Q1 FY24 Revenue at ₹ 8,963 crore and EBITDA at ₹ 1,593 crore
by Priya Jadhav
Net Debt at $3.19 billion as
of June 2023, down by $160 million vs June 2022
MUMBAI,
INDIA, July 31, 2023 – UPL Ltd. (NSE: UPL &
BSE: 512070, LSE: UPLL), today reported financial results for the first quarter
of FY24 (Apr-June 2023)
Financial
Performance Update
In
₹ crore (Unless otherwise
stated) |
Q1 FY24 |
Q1 FY23 |
YoY |
Revenue |
8,963 |
10,821 |
(17%) |
EBITDA |
1,593 |
2,342 |
(32%) |
EBITDA Margin (%) |
17.8% |
21.6% |
(387 bps) |
Net Profit |
166 |
877 |
(81%) |
·
Revenue and EBITDA for Q1
impacted by the industry-wide slow down.
·
Differentiated and Sustainable
portfolio delivered resilient performance growing by 7% YoY - revenue share
rose significantly to 37% (from 27% in Q1FY23) supporting contribution margins.
·
Seeds business delivered robust
performance as revenue grew by 26% YoY and EBITDA increased by 54% YoY.
·
Net Debt stood lower by $160
million vs LY at $3,193 million as of 30 June 2023 despite lower factoring
($890 million on 30 June 2023 vs 1,140 million on 30 June 2022). Adjusted for
the lower factoring quantum, net debt would have stood at $2,943 million (lower
by $410 million YoY)
Commenting on the performance, Mr.

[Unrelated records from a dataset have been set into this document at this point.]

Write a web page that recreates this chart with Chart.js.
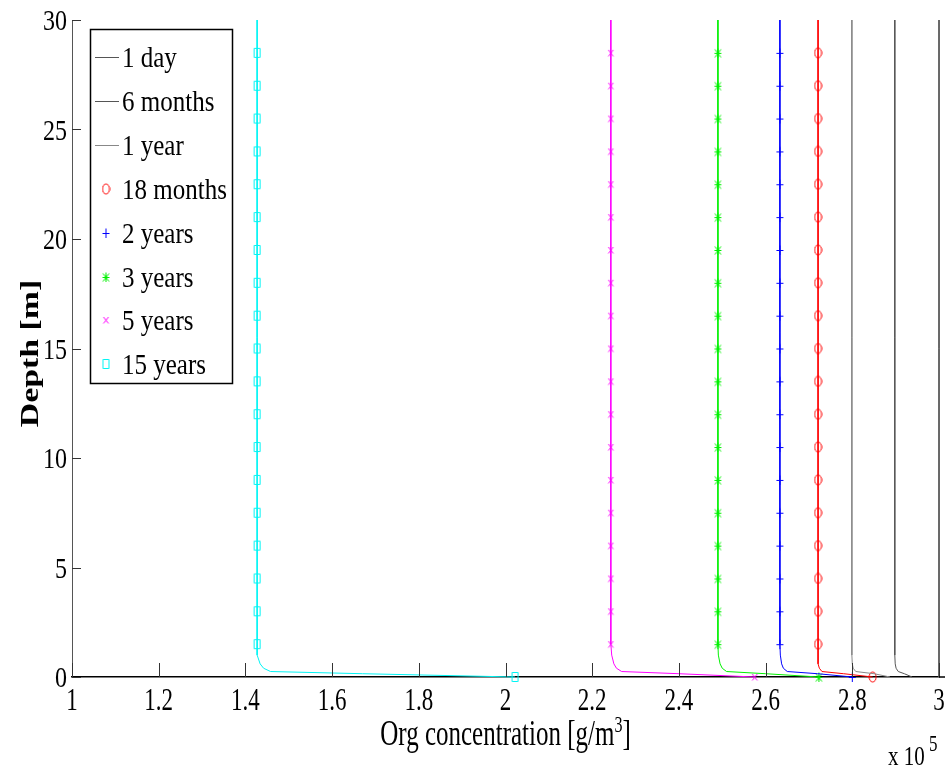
<!DOCTYPE html>
<html>
<head>
<meta charset="utf-8">
<script src="https://cdn.jsdelivr.net/npm/chart.js@4.4.1/dist/chart.umd.min.js"></script>
<style>
    html, body { margin: 0; padding: 0; background: #fff; }
    #wrap { width: 947px; height: 770px; position: relative; }
</style>
</head>
<body>
<div id="wrap"><canvas id="orgChart"></canvas></div>
<script>
// Org concentration vs depth, x in units of 1e5 g/m3
var depths = [30, 28.5, 27, 25.5, 24, 22.5, 21, 19.5, 18, 16.5, 15, 13.5, 12, 10.5, 9, 7.5, 6, 4.5, 3, 1.5, 1.0, 0.6, 0.4, 0.25, 0.15, 0];
var markerDepths = [28.5, 27, 25.5, 24, 22.5, 21, 19.5, 18, 16.5, 15, 13.5, 12, 10.5, 9, 7.5, 6, 4.5, 3, 1.5, 0];

var day1 = [3, 3, 3, 3, 3, 3, 3, 3, 3, 3, 3, 3, 3, 3, 3, 3, 3, 3, 3, 3, 3, 3, 3, 3, 3, 3];
var months6 = [2.898, 2.898, 2.898, 2.898, 2.898, 2.898, 2.898, 2.898, 2.898, 2.898, 2.898, 2.898, 2.898, 2.898, 2.898, 2.898, 2.898, 2.898, 2.898, 2.898, 2.898, 2.899, 2.901, 2.906, 2.92, 2.938];
var year1 = [2.799, 2.799, 2.799, 2.799, 2.799, 2.799, 2.799, 2.799, 2.799, 2.799, 2.799, 2.799, 2.799, 2.799, 2.799, 2.799, 2.799, 2.799, 2.799, 2.799, 2.799, 2.800, 2.802, 2.808, 2.85, 2.887];
var months18 = [2.721, 2.721, 2.721, 2.721, 2.721, 2.721, 2.721, 2.721, 2.721, 2.721, 2.721, 2.721, 2.721, 2.721, 2.721, 2.721, 2.721, 2.721, 2.721, 2.721, 2.721, 2.722, 2.724, 2.730, 2.78, 2.847];
var years2 = [2.633, 2.633, 2.633, 2.633, 2.633, 2.633, 2.633, 2.633, 2.633, 2.633, 2.633, 2.633, 2.633, 2.633, 2.633, 2.633, 2.633, 2.633, 2.633, 2.633, 2.634, 2.637, 2.641, 2.650, 2.72, 2.80];
var years3 = [2.490, 2.490, 2.490, 2.490, 2.490, 2.490, 2.490, 2.490, 2.490, 2.490, 2.490, 2.490, 2.490, 2.490, 2.490, 2.490, 2.490, 2.490, 2.490, 2.490, 2.491, 2.495, 2.500, 2.510, 2.60, 2.723];
var years5 = [2.243, 2.243, 2.243, 2.243, 2.243, 2.243, 2.243, 2.243, 2.243, 2.243, 2.243, 2.243, 2.243, 2.243, 2.243, 2.243, 2.243, 2.243, 2.243, 2.243, 2.245, 2.250, 2.256, 2.268, 2.40, 2.575];
var years15 = [1.427, 1.427, 1.427, 1.427, 1.427, 1.427, 1.427, 1.427, 1.427, 1.427, 1.427, 1.427, 1.427, 1.427, 1.427, 1.427, 1.427, 1.427, 1.427, 1.427, 1.429, 1.434, 1.442, 1.458, 1.67, 2.022];

var xTicks = [1, 1.2, 1.4, 1.6, 1.8, 2, 2.2, 2.4, 2.6, 2.8, 3];
var xTickLabels = ['1', '1.2', '1.4', '1.6', '1.8', '2', '2.2', '2.4', '2.6', '2.8', '3'];
var yTicks = [0, 5, 10, 15, 20, 25, 30];
var yTickLabels = ['0', '5', '10', '15', '20', '25', '30'];

var FONT = '"Liberation Serif", "DejaVu Serif", serif';

// small marker bitmaps, a bit taller than wide like the original figure
function makeMarker(kind, color) {
    var c = document.createElement('canvas');
    c.width = 9;
    c.height = 12;
    var g = c.getContext('2d');
    g.strokeStyle = color;
    g.lineWidth = 1;
    g.beginPath();
    if (kind === 'o') {
        g.ellipse(4.5, 6, 3.5, 5, 0, 0, Math.PI * 2);
    } else if (kind === '+') {
        g.moveTo(1, 6.5); g.lineTo(8, 6.5);
        g.moveTo(4.5, 1.5); g.lineTo(4.5, 11);
    } else if (kind === '*') {
        g.moveTo(1, 6.5); g.lineTo(8, 6.5);
        g.moveTo(4.5, 1.5); g.lineTo(4.5, 11);
        g.moveTo(1.5, 2.5); g.lineTo(7.5, 10.5);
        g.moveTo(7.5, 2.5); g.lineTo(1.5, 10.5);
    } else if (kind === 'x') {
        g.moveTo(2, 3); g.lineTo(7, 9.5);
        g.moveTo(7, 3); g.lineTo(2, 9.5);
    } else if (kind === 's') {
        g.rect(1.5, 1.5, 6, 9);
    }
    g.stroke();
    return c;
}

function series(label, values, color, marker) {
    var img = marker ? makeMarker(marker, color) : false;
    return {
        label: label,
        data: depths.map(function (d, i) { return { x: values[i], y: d }; }),
        borderColor: color,
        backgroundColor: color,
        borderWidth: 1,
        showLine: true,
        tension: 0,
        clip: false,
        pointStyle: img,
        pointRadius: function (ctx) {
            return marker && markerDepths.indexOf(depths[ctx.dataIndex]) >= 0 ? 4 : 0;
        },
        pointHoverRadius: 0,
        _marker: img
    };
}

function drawText(ctx, str, x, y, size, sy, align, bold) {
    ctx.save();
    ctx.translate(x, y);
    ctx.scale(1, sy);
    ctx.font = (bold ? 'bold ' : '') + size + 'px ' + FONT;
    ctx.textAlign = align;
    ctx.textBaseline = 'alphabetic';
    ctx.fillStyle = '#000';
    ctx.fillText(str, 0, 0);
    ctx.restore();
}

var decorPlugin = {
    id: 'matlabDecor',
    afterDraw: function (chart) {
        var ctx = chart.ctx;
        var xs = chart.scales.x, ys = chart.scales.y;
        var area = chart.chartArea;
        var i, p;

        // inward ticks + axis line running a little past the last tick
        ctx.save();
        ctx.strokeStyle = '#333';
        ctx.lineWidth = 1;
        ctx.beginPath();
        for (i = 0; i < xTicks.length; i++) {
            p = Math.round(xs.getPixelForValue(xTicks[i])) + 0.5;
            ctx.moveTo(p, area.bottom);
            ctx.lineTo(p, area.bottom - 14);
        }
        for (i = 0; i < yTicks.length; i++) {
            p = Math.round(ys.getPixelForValue(yTicks[i])) + 0.5;
            ctx.moveTo(area.left, p);
            ctx.lineTo(area.left + 9, p);
        }
        ctx.stroke();
        ctx.strokeStyle = '#000';
        ctx.lineWidth = 1.5;
        ctx.beginPath();
        ctx.moveTo(area.right, area.bottom);
        ctx.lineTo(area.right + 6, area.bottom);
        ctx.stroke();
        ctx.restore();

        // tick labels
        for (i = 0; i < xTicks.length; i++) {
            drawText(ctx, xTickLabels[i], xs.getPixelForValue(xTicks[i]), area.bottom + 33, 23, 1.4, 'center');
        }
        for (i = 0; i < yTicks.length; i++) {
            drawText(ctx, yTickLabels[i], area.left - 5, ys.getPixelForValue(yTicks[i]) + 10, 24, 1.25, 'right');
        }

        // axis titles
        var cx = (area.left + area.right) / 2;
        ctx.save();
        ctx.translate(cx, area.bottom + 68);
        ctx.scale(1, 1.4);
        ctx.font = '25px ' + FONT;
        ctx.fillStyle = '#000';
        ctx.textBaseline = 'alphabetic';
        var main = 'Org concentration [g/m', tail = ']';
        var wMain = ctx.measureText(main).width;
        ctx.font = '16px ' + FONT;
        var wSup = ctx.measureText('3').width;
        ctx.font = '25px ' + FONT;
        var wTail = ctx.measureText(tail).width;
        var x0 = -(wMain + wSup + wTail) / 2;
        ctx.textAlign = 'left';
        ctx.fillText(main, x0, 0);
        ctx.font = '16px ' + FONT;
        ctx.fillText('3', x0 + wMain, -9);
        ctx.font = '25px ' + FONT;
        ctx.fillText(tail, x0 + wMain + wSup, 0);
        ctx.restore();

        ctx.save();
        ctx.translate(38, (area.top + area.bottom) / 2 + 5);
        ctx.rotate(-Math.PI / 2);
        ctx.scale(1.3, 1);
        ctx.font = 'bold 26px ' + FONT;
        ctx.textAlign = 'center';
        ctx.textBaseline = 'alphabetic';
        ctx.fillStyle = '#000';
        ctx.fillText('Depth [m]', 0, 0);
        ctx.restore();

        // exponent note
        drawText(ctx, 'x 10', 888, 765, 21, 1.27, 'left');
        drawText(ctx, '5', 929, 751, 17, 1.3, 'left');

        // legend box
        var lx = 90, ly = 29, lw = 142, lh = 354;
        ctx.save();
        ctx.fillStyle = '#fff';
        ctx.fillRect(lx, ly, lw, lh);
        ctx.strokeStyle = '#000';
        ctx.lineWidth = 1.5;
        ctx.strokeRect(lx + 0.5, ly + 0.5, lw, lh);
        ctx.restore();

        var sets = chart.data.datasets;
        for (i = 0; i < sets.length; i++) {
            var yy = 57 + 43.9 * i;
            var ds = sets[i];
            if (ds._marker) {
                ctx.drawImage(ds._marker, 106 - 4.5, Math.round(yy) - 6);
            } else {
                ctx.save();
                ctx.strokeStyle = ds.borderColor;
                ctx.lineWidth = 1;
                ctx.beginPath();
                ctx.moveTo(95, Math.round(yy) + 0.5);
                ctx.lineTo(119, Math.round(yy) + 0.5);
                ctx.stroke();
                ctx.restore();
            }
            drawText(ctx, ds.label, 122, yy + 10, 25, 1.2, 'left');
        }
    }
};

new Chart(document.getElementById('orgChart').getContext('2d'), {
    type: 'scatter',
    data: {
        datasets: [
            series('1 day', day1, '#555555', null),
            series('6 months', months6, '#555555', null),
            series('1 year', year1, '#888888', null),
            series('18 months', months18, '#ff0000', 'o'),
            series('2 years', years2, '#0000ff', '+'),
            series('3 years', years3, '#00f000', '*'),
            series('5 years', years5, '#ff00ff', 'x'),
            series('15 years', years15, '#00f4f4', 's')
        ]
    },
    plugins: [decorPlugin],
    options: {
        responsive: true,
        maintainAspectRatio: false,
        animation: false,
        events: [],
        layout: { padding: { left: 72, right: 8, top: 20, bottom: 93 } },
        plugins: {
            legend: { display: false },
            tooltip: { enabled: false }
        },
        scales: {
            x: {
                type: 'linear',
                min: 1,
                max: 3,
                ticks: { display: false },
                grid: { display: false, drawTicks: false },
                border: { display: true, color: '#000', width: 1.5 },
                afterFit: function (scale) { scale.height = 0; }
            },
            y: {
                type: 'linear',
                min: 0,
                max: 30,
                ticks: { display: false },
                grid: { display: false, drawTicks: false },
                border: { display: true, color: '#555', width: 1 },
                afterFit: function (scale) { scale.width = 0; }
            }
        }
    }
});
</script>
</body>
</html>
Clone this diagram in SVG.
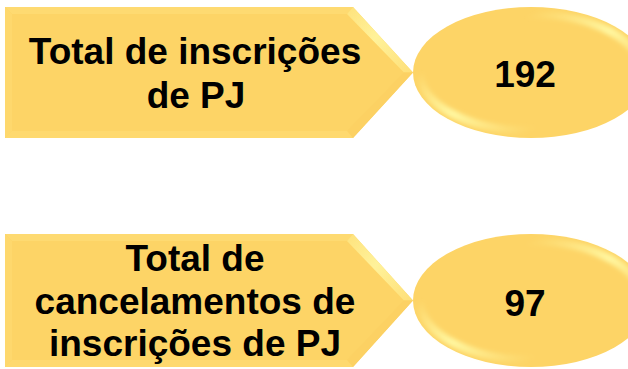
<svg xmlns="http://www.w3.org/2000/svg" width="628" height="369" viewBox="0 0 628 369">
<defs>
<style>
.body{fill:#FDD466}
.ft{fill:#FEDA71}
.fl{fill:#FED86D}
.fb{fill:#FED96F}
.fd{fill:#FCD163}
.ell{fill:#FDD466}
.ring{fill:none;stroke:url(#ringG);stroke-width:8;filter:url(#soft)}
.lbl{font-family:"Liberation Sans",Arial,sans-serif;font-weight:bold;font-size:37px;fill:#000;text-anchor:middle}
</style>
<linearGradient id="diagG" x1="0" y1="0" x2="1" y2="1">
<stop offset="0" stop-color="#FEE27C"/>
<stop offset="0.45" stop-color="#FFF29A"/>
<stop offset="1" stop-color="#FEDF78"/>
</linearGradient>
<linearGradient id="ringG" x1="0" y1="0" x2="1" y2="1">
<stop offset="0" stop-color="#FFF7A0" stop-opacity="0"/>
<stop offset="0.25" stop-color="#FFF7A0" stop-opacity="0"/>
<stop offset="0.5" stop-color="#FFF7A0" stop-opacity="1"/>
<stop offset="0.75" stop-color="#FFF7A0" stop-opacity="0"/>
<stop offset="1" stop-color="#FFF7A0" stop-opacity="0"/>
</linearGradient>
<filter id="soft" x="-10%" y="-10%" width="120%" height="120%">
<feGaussianBlur stdDeviation="2"/>
</filter>
</defs>
<rect width="628" height="369" fill="#FFFFFF"/>

<g id="label1">
<polygon class="body" points="5,7 353,7 413,72.5 353,138 5,138"/>
<polygon class="ft" points="5,7 353,7 347,14 12,14"/>
<polygon class="fl" points="5,7 12,14 12,131 5,138"/>
<polygon fill="url(#diagG)" points="353,7 413,72.5 404,72.5 347,14"/>
<polygon class="fd" points="413,72.5 353,138 347,131 404,72.5"/>
<polygon class="fb" points="5,138 353,138 347,131 12,131"/>
<text class="lbl" x="195" y="64">Total de inscrições</text>
<text class="lbl" x="196" y="108">de PJ</text>
</g>

<g id="value1">
<ellipse class="ell" cx="531" cy="72.5" rx="118" ry="65.5"/>
<ellipse class="ring" cx="531" cy="72.5" rx="111" ry="58.5"/>
<text class="lbl" x="525" y="87">192</text>
</g>

<g id="label2">
<polygon class="body" points="5,234 353,234 413,300.5 353,367 5,367"/>
<polygon class="ft" points="5,234 353,234 347,241 12,241"/>
<polygon class="fl" points="5,234 12,241 12,360 5,367"/>
<polygon fill="url(#diagG)" points="353,234 413,300.5 404,300.5 347,241"/>
<polygon class="fd" points="413,300.5 353,367 347,360 404,300.5"/>
<polygon class="fb" points="5,367 353,367 347,360 12,360"/>
<text class="lbl" x="195" y="271">Total de</text>
<text class="lbl" x="195" y="313.5">cancelamentos de</text>
<text class="lbl" x="195" y="356">inscrições de PJ</text>
</g>

<g id="value2">
<ellipse class="ell" cx="531" cy="300.5" rx="118" ry="66.5"/>
<ellipse class="ring" cx="531" cy="300.5" rx="111" ry="59.5"/>
<text class="lbl" x="525" y="316">97</text>
</g>
</svg>
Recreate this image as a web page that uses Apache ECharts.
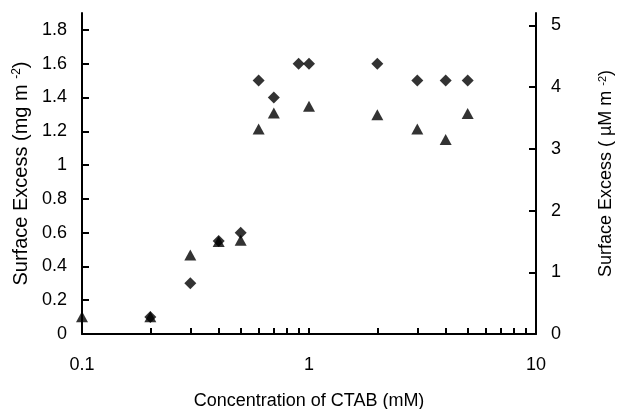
<!DOCTYPE html>
<html>
<head>
<meta charset="utf-8">
<script src="https://cdn.jsdelivr.net/npm/echarts@6/dist/echarts.min.js"></script>
<style>
  html, body { margin: 0; padding: 0; background: #fff; }
  #chart { width: 621px; height: 409px; }
</style>
</head>
<body>
<div id="chart"></div>
<script>
// CTAB concentration (mM)
const diamondConc = [0.2, 0.3, 0.4, 0.5, 0.6, 0.7, 0.9, 1, 2, 3, 4, 5];
// surface excess, mg m-2 (left axis)
const diamondExcess = [0.10, 0.30, 0.55, 0.60, 1.50, 1.40, 1.60, 1.60, 1.60, 1.50, 1.50, 1.50];

const triangleConc = [0.1, 0.2, 0.3, 0.4, 0.5, 0.6, 0.7, 1, 2, 3, 4, 5];
// surface excess, µM m-2 (right axis)
const triangleExcess = [0.28, 0.28, 1.28, 1.50, 1.52, 3.32, 3.58, 3.69, 3.55, 3.32, 3.15, 3.57];

const xTicks = [0.1, 0.2, 0.3, 0.4, 0.5, 0.6, 0.7, 0.8, 0.9, 1, 2, 3, 4, 5, 6, 7, 8, 9, 10];
const leftTicks = [0, 0.2, 0.4, 0.6, 0.8, 1, 1.2, 1.4, 1.6, 1.8];
const rightTicks = [0, 1, 2, 3, 4, 5];

const font = 'Liberation Sans';
const axisLine = { lineStyle: { color: '#000', width: 2 } };
const tickStyle = { color: '#000', width: 2 };
const labelStyle = { fontFamily: font, fontSize: 18, color: '#000' };

function titleRich(size) {
    return {
        a: { fontFamily: font, fontSize: size, color: '#000' },
        sup: { fontFamily: font, fontSize: Math.round(size * 0.62), color: '#000', verticalAlign: 'top' }
    };
}

const chart = echarts.init(document.getElementById('chart'));
chart.setOption({
    animation: false,
    backgroundColor: '#fff',
    grid: { left: 82, right: 85, top: 13, bottom: 75, containLabel: false, outerBoundsMode: 'none' },
    xAxis: {
        type: 'log',
        logBase: 10,
        min: 0.1,
        max: 10,
        name: 'Concentration of CTAB (mM)',
        nameLocation: 'middle',
        nameGap: 58,
        nameTextStyle: { fontFamily: font, fontSize: 18, color: '#000' },
        axisLine: axisLine,
        axisTick: { inside: true, length: 6, lineStyle: tickStyle, customValues: xTicks },
        axisLabel: Object.assign({ margin: 22 }, labelStyle),
        splitLine: { show: false },
        minorSplitLine: { show: false }
    },
    yAxis: [
        {
            type: 'value',
            min: 0,
            max: 1.9,
            name: '{a|Surface Excess (mg m }{sup|-2}{a|)}',
            nameLocation: 'middle',
            nameRotate: 90,
            nameGap: 46,
            nameTextStyle: { rich: titleRich(20) },
            axisLine: { show: true, lineStyle: axisLine.lineStyle },
            axisTick: { inside: true, length: 7, lineStyle: tickStyle, customValues: leftTicks },
            axisLabel: Object.assign({ margin: 15, customValues: leftTicks }, labelStyle),
            splitLine: { show: false }
        },
        {
            type: 'value',
            min: 0,
            max: 5.2,
            position: 'right',
            name: '{a|Surface Excess ( µM m }{sup|-2}{a|)}',
            nameLocation: 'middle',
            nameRotate: 90,
            nameGap: 61,
            nameTextStyle: { rich: titleRich(18) },
            axisLine: { show: true, lineStyle: axisLine.lineStyle },
            axisTick: { inside: true, length: 7, lineStyle: tickStyle, customValues: rightTicks },
            axisLabel: Object.assign({ margin: 15, customValues: rightTicks }, labelStyle),
            splitLine: { show: false }
        }
    ],
    series: [
        {
            name: 'mg',
            type: 'scatter',
            yAxisIndex: 0,
            symbol: 'diamond',
            symbolSize: [12, 12],
            itemStyle: { color: '#000' },
            data: diamondConc.map((c, i) => [c, diamondExcess[i]])
        },
        {
            name: 'umol',
            type: 'scatter',
            yAxisIndex: 1,
            symbol: 'triangle',
            symbolSize: [12, 11],
            itemStyle: { color: '#000' },
            data: triangleConc.map((c, i) => [c, triangleExcess[i]])
        }
    ]
});
</script>
</body>
</html>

Mike Frank, CEO – UPL Corporation Ltd., said “The global agrochemical industry has been going through a challenging phase over the last two quarters as distributors prioritized destocking and focused on tactical purchases amid high channel inventories. Additionally, the market is witnessing pricing pressure given the high base of previous year and aggressive price competition we have seen from the Chinese post patent exporters.
Given
this backdrop, our revenue and profitability were also impacted by these
headwinds in line with the rest of the industry. Having said that our
differentiated and sustainable portfolio performed resiliently (+7% YoY); with
revenue share increasing significantly to 37% versus 27% last year. Favorable
portfolio and regional mix coupled with better margins at Advanta helped improve
contribution margins by ~198 bps YoY in Q1.
One
of our key focus areas has been to improve cash flows and strengthen our
balance sheet. In-line with this, we have reduced our net debt by ~$160 million
versus June 2022 despite much lower factoring (down by ~$250 million YoY).
Further,
we are undertaking a cost reduction initiative of $100 million over the period
of next 24 months; 50% of which we expect to be realized in FY24. Going
forward, while we anticipate demand to remain subdued in Q2 FY24 as well, our
performance should be sequentially better. We are optimistic of demand recovery
in H2 FY24 as the channel inventory approaches a new normalized level. Overall,
led by improved demand and cost optimization efforts, we expect our Revenue and
EBITDA growth to turn positive in H2 FY24, with full year Revenue growth to now
be in the range of 1-5% with EBITDA growth at 3-7%.”
Regional
Performance Update
Region (INR crore) |
Q1 FY24 |
Q1 FY23 |
YoY %
Chg. |
Latin America |
2,965 |
3,464 |
(14%) |
Europe |
1,259 |
1,728 |
(27%) |
North America |
870 |
1,796 |
(52%) |
India |
2,054 |
2,067 |
(1%) |
Rest of the World |
1,814 |
1,765 |
3% |
Total |
8,963 |
10,821 |
(17%) |
Other Developments for the Quarter
During the
quarter, our Specialty Chemicals Business (including AI manufacturing) was
proposed to be transferred to a wholly-owned subsidiary ‘UPL Speciality
Chemicals Ltd.’ (USCL) for a consideration of ₹ 3,572 crore. The proposed
transfer has been approved at the shareholder meeting on 20th July 2023 and the
transaction is expected to be completed in the next few months.